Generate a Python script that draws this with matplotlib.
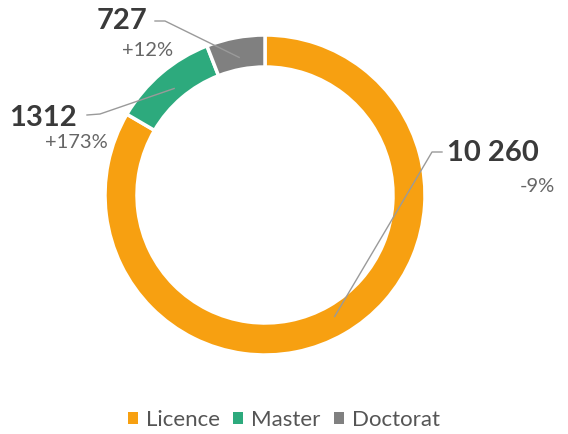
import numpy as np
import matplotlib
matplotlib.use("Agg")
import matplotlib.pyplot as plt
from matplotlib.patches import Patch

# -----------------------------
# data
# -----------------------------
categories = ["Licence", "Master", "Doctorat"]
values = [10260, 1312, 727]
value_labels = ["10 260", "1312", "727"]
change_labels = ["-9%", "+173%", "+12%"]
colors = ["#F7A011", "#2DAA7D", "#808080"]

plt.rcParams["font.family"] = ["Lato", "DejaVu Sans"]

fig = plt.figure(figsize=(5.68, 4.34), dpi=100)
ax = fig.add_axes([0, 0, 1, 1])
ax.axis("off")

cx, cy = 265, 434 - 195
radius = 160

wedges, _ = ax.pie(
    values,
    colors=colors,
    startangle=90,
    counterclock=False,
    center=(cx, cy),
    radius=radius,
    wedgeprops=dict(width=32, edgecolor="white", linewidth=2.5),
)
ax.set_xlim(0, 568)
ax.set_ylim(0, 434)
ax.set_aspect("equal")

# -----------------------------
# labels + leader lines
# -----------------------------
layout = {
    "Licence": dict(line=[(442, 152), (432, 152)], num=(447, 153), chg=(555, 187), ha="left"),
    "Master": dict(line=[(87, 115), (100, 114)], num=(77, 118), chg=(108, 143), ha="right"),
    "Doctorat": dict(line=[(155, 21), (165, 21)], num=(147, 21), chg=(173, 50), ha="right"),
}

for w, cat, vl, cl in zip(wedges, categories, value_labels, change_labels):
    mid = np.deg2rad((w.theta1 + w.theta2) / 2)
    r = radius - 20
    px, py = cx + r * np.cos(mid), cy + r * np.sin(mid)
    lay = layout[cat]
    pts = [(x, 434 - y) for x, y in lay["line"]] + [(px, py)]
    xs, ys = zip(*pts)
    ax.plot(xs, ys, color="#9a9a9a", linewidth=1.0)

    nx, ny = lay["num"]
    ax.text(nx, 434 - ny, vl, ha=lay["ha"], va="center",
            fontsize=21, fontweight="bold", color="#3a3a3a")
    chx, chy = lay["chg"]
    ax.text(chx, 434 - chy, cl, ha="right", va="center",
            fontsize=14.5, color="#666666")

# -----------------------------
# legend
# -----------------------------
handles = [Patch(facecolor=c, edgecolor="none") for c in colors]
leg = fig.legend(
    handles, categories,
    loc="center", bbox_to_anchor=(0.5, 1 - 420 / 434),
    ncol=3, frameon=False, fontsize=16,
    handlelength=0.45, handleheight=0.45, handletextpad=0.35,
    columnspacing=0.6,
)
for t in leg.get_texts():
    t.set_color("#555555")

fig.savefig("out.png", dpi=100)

WHAT THE EXERCISE ASKS. Print the full listing exactly, dropping the pictures.

RESPONSE FOR THIS EXERCISE.
Generate a Python script that draws this with matplotlib.
import numpy as np
import matplotlib
matplotlib.use("Agg")
import matplotlib.pyplot as plt
from matplotlib.patches import Patch

# -----------------------------
# data
# -----------------------------
categories = ["Licence", "Master", "Doctorat"]
values = [10260, 1312, 727]
value_labels = ["10 260", "1312", "727"]
change_labels = ["-9%", "+173%", "+12%"]
colors = ["#F7A011", "#2DAA7D", "#808080"]

plt.rcParams["font.family"] = ["Lato", "DejaVu Sans"]

fig = plt.figure(figsize=(5.68, 4.34), dpi=100)
ax = fig.add_axes([0, 0, 1, 1])
ax.axis("off")

cx, cy = 265, 434 - 195
radius = 160

wedges, _ = ax.pie(
    values,
    colors=colors,
    startangle=90,
    counterclock=False,
    center=(cx, cy),
    radius=radius,
    wedgeprops=dict(width=32, edgecolor="white", linewidth=2.5),
)
ax.set_xlim(0, 568)
ax.set_ylim(0, 434)
ax.set_aspect("equal")

# -----------------------------
# labels + leader lines
# -----------------------------
layout = {
    "Licence": dict(line=[(442, 152), (432, 152)], num=(447, 153), chg=(555, 187), ha="left"),
    "Master": dict(line=[(87, 115), (100, 114)], num=(77, 118), chg=(108, 143), ha="right"),
    "Doctorat": dict(line=[(155, 21), (165, 21)], num=(147, 21), chg=(173, 50), ha="right"),
}

for w, cat, vl, cl in zip(wedges, categories, value_labels, change_labels):
    mid = np.deg2rad((w.theta1 + w.theta2) / 2)
    r = radius - 20
    px, py = cx + r * np.cos(mid), cy + r * np.sin(mid)
    lay = layout[cat]
    pts = [(x, 434 - y) for x, y in lay["line"]] + [(px, py)]
    xs, ys = zip(*pts)
    ax.plot(xs, ys, color="#9a9a9a", linewidth=1.0)

    nx, ny = lay["num"]
    ax.text(nx, 434 - ny, vl, ha=lay["ha"], va="center",
            fontsize=21, fontweight="bold", color="#3a3a3a")
    chx, chy = lay["chg"]
    ax.text(chx, 434 - chy, cl, ha="right", va="center",
            fontsize=14.5, color="#666666")

# -----------------------------
# legend
# -----------------------------
handles = [Patch(facecolor=c, edgecolor="none") for c in colors]
leg = fig.legend(
    handles, categories,
    loc="center", bbox_to_anchor=(0.5, 1 - 420 / 434),
    ncol=3, frameon=False, fontsize=16,
    handlelength=0.45, handleheight=0.45, handletextpad=0.35,
    columnspacing=0.6,
)
for t in leg.get_texts():
    t.set_color("#555555")

fig.savefig("out.png", dpi=100)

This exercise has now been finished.